Die Ausstellung zum Ersten Weltkrieg aus der Sicht der Landkreisbewohner ist um ein weiteres anschauliches Objekt reicher: Dr. med. Gerhard Binder, praktischer Arzt aus Traunstein, übergab dem Kreismuseum Mühldorf Anfang August bei einer kleinen Veranstaltung einen Arztkoffer seines Großvaters als Leihgabe.
Über den ehemaligen Besitzer Fintan Leutenegger berichtete Binder, dass er aus einer Bäckerfamilie stamme und der Vater dem 1889 geborenen Sohn den Besuch einer höheren Lehranstalt ermöglichte, was seinerzeit keine Selbstverständlichkeit war. Nach Abitur und Studium wurde der junge Arzt nach Wyk auf Föhr beordert und arbeitete dort einige Jahre, bevor er in Traunstein eine Praxis eröffnete.

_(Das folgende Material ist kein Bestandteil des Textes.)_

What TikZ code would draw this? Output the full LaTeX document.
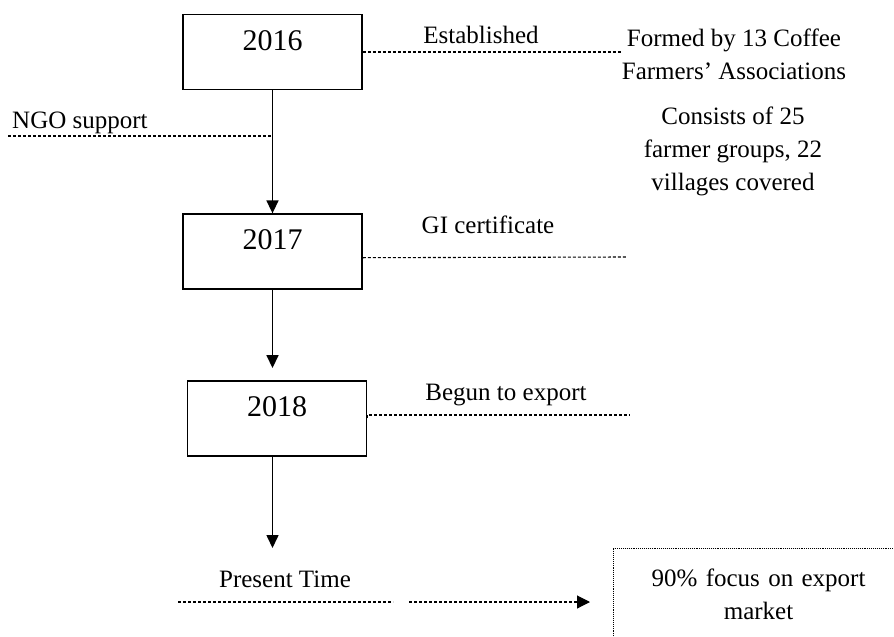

Der Holzkasten mit den überwiegend chirurgischen Instrumenten begleitete ihn nicht nur während des Ersten Weltkriegs, sondern lange darüber hinaus und wurde innerhalb der Familie weitergegeben und bewahrt. Dass die Instrumente nicht nur ihrem ursprünglichen Zweck entsprechend eingesetzt werden konnten, erläuterte Binder an einer für Amputationen gedachten Knochensäge, die später als Astsäge im Garten zum Einsatz kam.
Museumsleiterin Dr. Susanne Abel dankte dem Leihgeber und den Kollegen aus den Medizinhistorischen Sammlungen in Ingolstadt und Berlin, die mit Auskünften zum Objekt weiter geholfen hatten. Die Leiterin des Friesenmuseums in Wyk steuerte Informationen zum Umfeld Fintan Leuteneggers bei, so dass das Objekt mit aussagefähigen Erläuterungen ausgestellt werden kann.
Ilse Preisinger-Sontag, Vorstandsmitglied des Fördervereins und stellvertretende Bürgermeisterin der Stadt Mühldorf, die bei der Übergabe anwesend war, bedankte sich beim Leihgeber für die Bereicherung der Ausstellung und bei allen Mitwirkenden für deren Beiträge.
Während der Veranstaltung konnte das Kreismuseum eine Spende aus der Familie des ehemaligen Direktors der Mühldorfer Klinik Dr. Werner Leunig entgegennehmen. So ergänzen jetzt HNO-Gerätschaften, ein militärisches medizinisches Unterrichtsbuch aus dem Zweiten Weltkrieg sowie ein Kriegs-Kochbuch des Ersten Weltkrieges die Sammlung des Museums.
Militärhistoriker und Museumsunterstützer Jörg Wurdack stellte die Organisation der Verwundetenversorgung im Ersten Weltkrieg vor. Dr. Markus Nußbaumer, in Mühldorf tätiger Radiologe, hatte sich im Vorfeld mit dem Inhalt des Instrumentenkoffers intensiv befasst. Er stellte ausgewählte Instrumente sowie deren Verwendung vor und verglich sie mit dem heute bei vergleichbaren Operationen benutztem Gerät.
Der Arztkoffer, der korrekt „Sanitätskasten“ heißt, ist – ergänzt um einige Anwendungsbeispiele aus der zeitgenössischen medizinischen Literatur – in der Sonderausstellung zu sehen. Er passt hervorragend zur Ausstellungseinheit „Lazarett und Verwundung“, in der unter anderem Soldaten im Bild zu sehen sind, an denen zuvor vergleichbare Instrumente zum Einsatz kamen.
Die Spende von Familie Leunig sind in einer Neuzugangsvitrine ausgestellt. Bei Interesse können dem Kochbuch gerne Rezepte zum Ausprobieren entnommen werden. Der Kriegszeit entsprechend gibt es zahlreiche fleischlose Rezepte, die auch für heutige gesundheitsbewusste Genießer gut geeignet sind.
Das Kreismuseum Mühldorf freut sich darüber hinaus über eine Einladung zu einer Präsentation mit Vortrag anlässlich des 100-jährigen Jubiläums der Praxis Dr. Binder in Traunstein im Jahr 2017. Objekte und Ausstellung sind zu den Öffnungszeiten des Kreismuseums Mühldorf dienstags bis donnerstags und sonntags von 14 Uhr bis 17 Uhr sowie nach telefonischer Anmeldung unter 0 86 31/23 51 zu sehen.